What Recruiters Can Learn About You Online
When you apply for a job, you usually submit a cover letter, resume, and possibly some samples of your previous work. But that’s not all recruiters are looking at when considering your application.
In this era of search engines, social media, and personal websites, your online persona will likely be reviewed carefully. In fact, a CareerArc survey indicated that 91% of employers use social media for recruiting, and 79% have rejected candidates based on their social networking profiles. Therefore, it makes sense to take the time and effort to ensure your virtual image is everything you want it to be.
What Are Employers Looking For?
According to Jobvite’s 2018 Recruiter Nation Survey, recruiters engage in “social sleuthing” for a variety of reasons. First, they’re checking for the positives, such as:
- Engagement in local or national organization groups (60%)
- Examples of written or design work (58%)

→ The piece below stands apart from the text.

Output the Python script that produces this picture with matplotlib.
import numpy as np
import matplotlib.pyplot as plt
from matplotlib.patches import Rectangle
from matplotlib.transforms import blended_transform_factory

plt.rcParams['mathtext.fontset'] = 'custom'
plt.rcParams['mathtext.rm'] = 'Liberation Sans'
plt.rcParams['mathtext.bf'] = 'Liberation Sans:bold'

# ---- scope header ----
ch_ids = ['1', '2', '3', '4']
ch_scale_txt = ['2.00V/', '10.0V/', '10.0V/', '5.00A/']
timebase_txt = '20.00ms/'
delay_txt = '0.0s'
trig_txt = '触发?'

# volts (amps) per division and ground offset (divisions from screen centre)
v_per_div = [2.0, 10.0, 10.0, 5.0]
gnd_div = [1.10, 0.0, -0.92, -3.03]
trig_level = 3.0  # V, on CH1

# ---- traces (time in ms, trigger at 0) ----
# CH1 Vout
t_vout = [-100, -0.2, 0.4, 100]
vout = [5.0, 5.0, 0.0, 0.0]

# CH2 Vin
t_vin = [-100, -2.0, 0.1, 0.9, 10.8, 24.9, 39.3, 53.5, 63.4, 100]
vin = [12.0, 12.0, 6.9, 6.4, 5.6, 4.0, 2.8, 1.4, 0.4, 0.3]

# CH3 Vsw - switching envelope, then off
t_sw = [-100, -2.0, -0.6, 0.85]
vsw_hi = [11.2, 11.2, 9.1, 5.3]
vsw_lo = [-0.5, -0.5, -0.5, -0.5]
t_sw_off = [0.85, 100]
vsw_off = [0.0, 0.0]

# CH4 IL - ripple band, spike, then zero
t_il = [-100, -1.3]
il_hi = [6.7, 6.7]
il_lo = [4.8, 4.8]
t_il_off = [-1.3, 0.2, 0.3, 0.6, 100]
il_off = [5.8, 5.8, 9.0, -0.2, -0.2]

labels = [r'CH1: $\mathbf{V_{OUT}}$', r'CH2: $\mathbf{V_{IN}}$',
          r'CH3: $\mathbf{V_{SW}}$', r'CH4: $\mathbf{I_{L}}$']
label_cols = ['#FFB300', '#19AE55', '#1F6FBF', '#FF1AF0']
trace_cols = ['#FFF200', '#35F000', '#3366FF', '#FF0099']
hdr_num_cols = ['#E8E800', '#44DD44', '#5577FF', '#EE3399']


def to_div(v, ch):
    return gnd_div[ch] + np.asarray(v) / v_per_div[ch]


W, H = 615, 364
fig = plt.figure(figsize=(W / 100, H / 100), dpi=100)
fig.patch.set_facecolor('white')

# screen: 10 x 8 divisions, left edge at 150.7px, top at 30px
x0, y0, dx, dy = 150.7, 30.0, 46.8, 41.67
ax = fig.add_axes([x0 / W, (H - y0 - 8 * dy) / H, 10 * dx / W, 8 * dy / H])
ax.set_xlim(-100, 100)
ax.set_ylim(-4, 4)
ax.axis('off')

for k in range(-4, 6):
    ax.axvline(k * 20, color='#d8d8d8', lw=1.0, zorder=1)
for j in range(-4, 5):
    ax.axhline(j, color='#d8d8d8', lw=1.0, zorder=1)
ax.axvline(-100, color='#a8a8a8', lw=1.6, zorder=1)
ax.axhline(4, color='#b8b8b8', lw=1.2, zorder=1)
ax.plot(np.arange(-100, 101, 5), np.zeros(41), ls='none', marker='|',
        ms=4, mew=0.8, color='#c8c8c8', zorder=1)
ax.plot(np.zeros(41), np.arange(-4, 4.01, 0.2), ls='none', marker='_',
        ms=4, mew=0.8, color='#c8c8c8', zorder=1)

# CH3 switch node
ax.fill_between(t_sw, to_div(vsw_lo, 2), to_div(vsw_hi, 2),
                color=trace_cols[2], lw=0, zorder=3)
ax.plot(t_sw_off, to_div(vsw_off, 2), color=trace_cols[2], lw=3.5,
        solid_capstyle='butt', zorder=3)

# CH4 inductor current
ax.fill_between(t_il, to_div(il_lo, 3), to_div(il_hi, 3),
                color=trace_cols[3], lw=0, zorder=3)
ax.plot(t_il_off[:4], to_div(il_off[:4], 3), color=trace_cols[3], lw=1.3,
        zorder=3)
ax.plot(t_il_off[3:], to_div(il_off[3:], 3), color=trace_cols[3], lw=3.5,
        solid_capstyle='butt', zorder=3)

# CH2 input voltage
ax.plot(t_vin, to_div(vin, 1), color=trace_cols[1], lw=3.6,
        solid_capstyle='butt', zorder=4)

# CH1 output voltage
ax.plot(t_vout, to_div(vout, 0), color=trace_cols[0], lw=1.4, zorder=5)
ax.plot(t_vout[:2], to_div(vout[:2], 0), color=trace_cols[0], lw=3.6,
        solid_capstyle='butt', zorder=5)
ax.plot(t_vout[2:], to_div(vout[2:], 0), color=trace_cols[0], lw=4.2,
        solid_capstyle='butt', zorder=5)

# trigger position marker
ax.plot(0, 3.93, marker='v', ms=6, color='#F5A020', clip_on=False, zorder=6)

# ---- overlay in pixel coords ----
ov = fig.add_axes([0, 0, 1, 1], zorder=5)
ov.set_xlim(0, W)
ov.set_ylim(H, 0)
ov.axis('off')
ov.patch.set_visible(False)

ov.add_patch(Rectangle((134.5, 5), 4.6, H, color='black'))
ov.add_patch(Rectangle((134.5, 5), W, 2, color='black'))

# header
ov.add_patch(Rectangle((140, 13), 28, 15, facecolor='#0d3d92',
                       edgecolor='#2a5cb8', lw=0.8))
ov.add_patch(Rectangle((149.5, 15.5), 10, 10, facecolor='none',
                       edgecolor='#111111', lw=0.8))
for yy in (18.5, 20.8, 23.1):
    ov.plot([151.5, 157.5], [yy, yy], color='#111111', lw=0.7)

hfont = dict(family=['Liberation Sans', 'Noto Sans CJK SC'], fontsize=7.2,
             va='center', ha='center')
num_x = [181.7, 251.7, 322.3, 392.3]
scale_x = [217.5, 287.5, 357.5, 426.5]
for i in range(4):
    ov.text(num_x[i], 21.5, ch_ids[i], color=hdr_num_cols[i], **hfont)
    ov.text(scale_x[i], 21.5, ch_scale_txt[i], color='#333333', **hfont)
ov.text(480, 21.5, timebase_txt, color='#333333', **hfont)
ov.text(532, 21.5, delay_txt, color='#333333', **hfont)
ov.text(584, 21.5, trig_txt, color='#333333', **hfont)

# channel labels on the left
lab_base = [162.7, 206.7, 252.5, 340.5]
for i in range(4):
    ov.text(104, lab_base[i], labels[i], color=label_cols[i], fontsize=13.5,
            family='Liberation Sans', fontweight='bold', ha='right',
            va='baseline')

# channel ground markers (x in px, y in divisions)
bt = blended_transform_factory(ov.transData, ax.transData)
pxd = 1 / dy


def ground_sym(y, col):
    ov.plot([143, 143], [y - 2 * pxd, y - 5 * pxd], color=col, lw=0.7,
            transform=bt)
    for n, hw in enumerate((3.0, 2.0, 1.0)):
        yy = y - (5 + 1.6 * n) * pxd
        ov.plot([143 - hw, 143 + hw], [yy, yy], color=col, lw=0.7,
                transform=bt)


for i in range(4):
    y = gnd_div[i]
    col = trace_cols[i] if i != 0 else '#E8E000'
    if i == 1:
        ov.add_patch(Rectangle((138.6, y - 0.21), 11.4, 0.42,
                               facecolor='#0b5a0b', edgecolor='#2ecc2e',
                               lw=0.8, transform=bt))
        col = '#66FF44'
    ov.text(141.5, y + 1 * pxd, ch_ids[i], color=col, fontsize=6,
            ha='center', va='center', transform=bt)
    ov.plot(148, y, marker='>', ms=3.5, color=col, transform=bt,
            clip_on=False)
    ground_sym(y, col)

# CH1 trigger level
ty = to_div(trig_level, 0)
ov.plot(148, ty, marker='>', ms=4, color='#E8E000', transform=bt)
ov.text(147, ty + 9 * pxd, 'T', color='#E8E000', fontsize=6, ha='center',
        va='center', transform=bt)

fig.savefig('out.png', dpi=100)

- Mutual connections (36%)
But they’re also looking for negative implications in your social media presence, including:
- References to marijuana (58%)
- Political rants (47%)
- Spelling and grammar mistakes (43%)
- Pictures of alcohol consumption (42%)
Here’s what else recruiters could be learning about you online and what you can do to make sure you’re sharing the right message.
Evidence of Accomplishments and Expertise
In your resume and cover letter, you tout your experience, knowledge, and proven ability to complete tasks. Recruiters are going to look online for more evidence to back up those claims. If you have a personal website that includes a portfolio or blog, you should provide them with that information in a way that is easy to find and understand.
Your Personality, Interests, and Hobbies
Chances are good that recruiters will check out your profiles on Facebook, Instagram, Twitter, LinkedIn, and other sites to see what kinds of things you post, what articles you like and share, and what causes or organizations you support. It’s great to show your personality through social media sites, and hopefully, you don’t have anything to hide (after all, you’re posting this information for all to see!).
But if recruiters find red flags (racist or sexist rants, mentions of illegal drug use, etc.), it could eliminate you from contention.
How You Refer to Former Employers
A hiring manager is likely to think twice if you’re trashing a former employer, colleagues, or boss online. After all, if they hire you and things don’t work, they may think that you’ll then do the same to them!
Along the same vein, if you have a Facebook post that reveals confidential information about your current or past employer, or if you use the web to air your company’s “dirty laundry,” a recruiter is likely to notice. It should be obvious, but if you receive information in confidence, keep it private. If your online actions show you aren’t trustworthy, it will definitely be concerning to potential employers.
Discrepancies in Your Employment History
If information you share online doesn’t match what you’ve submitted in your resume, you could run into problems. This is especially relevant when it comes to your LinkedIn profile. If your job titles, dates of employment, or other information on your profile don’t match your resume, a recruiter might think you’re not being truthful. Make sure you’re consistent and honest at all times.
Signs You’ll Be a Good Culture Fit
Culture is more than just a corporate buzzword. Companies invest thousands of dollars and hundreds of hours in creating corporate cultures that are attractive to job candidates and appealing to clients or customers. What you share online will give recruiters clues regarding the kind of culture that will work well for you, so be sure your posts and website portray an image that is true to who you are.
What Other People Say About You
In addition to the language and information you share, hiring managers also may examine how friends, family members, colleagues, and acquaintances respond to your online presence. Do they respect you? Do they mention that you’re a hard worker? You can’t control what others say, but you should be aware that their responses may be viewed by someone who could have an impact on your future employment.
How to Keep Your Profiles Employer-Friendly
Be Up to Date
According to Jobvite, 77% of recruiters use LinkedIn, 63% use Facebook, and 25% use Instagram for recruiting. So, if you’ve barely updated your social media profiles as of late, it’s time to dig back in! Even though it may seem like extra work, it’s important to keep your profiles up to date at all times.
Be Professional and Personable
While it’s ideal to present yourself in the best light possible online, that doesn’t mean that you should strip away all aspects of your personality, either. Job recruiters are looking online to find out who you are beyond a business suit and a smile, so be sure to give them glimpses into your personality. Simply be aware of anything that could come across as controversial, but still be true to who you are.
Using Your Online Presence to Your Advantage
Since recruiters are increasingly using online channels to screen candidates, it’s crucial that your job search meets them where they’re at by having an up-to-date, professional (and yes, personal) presence to show them that you’re the right candidate for the job.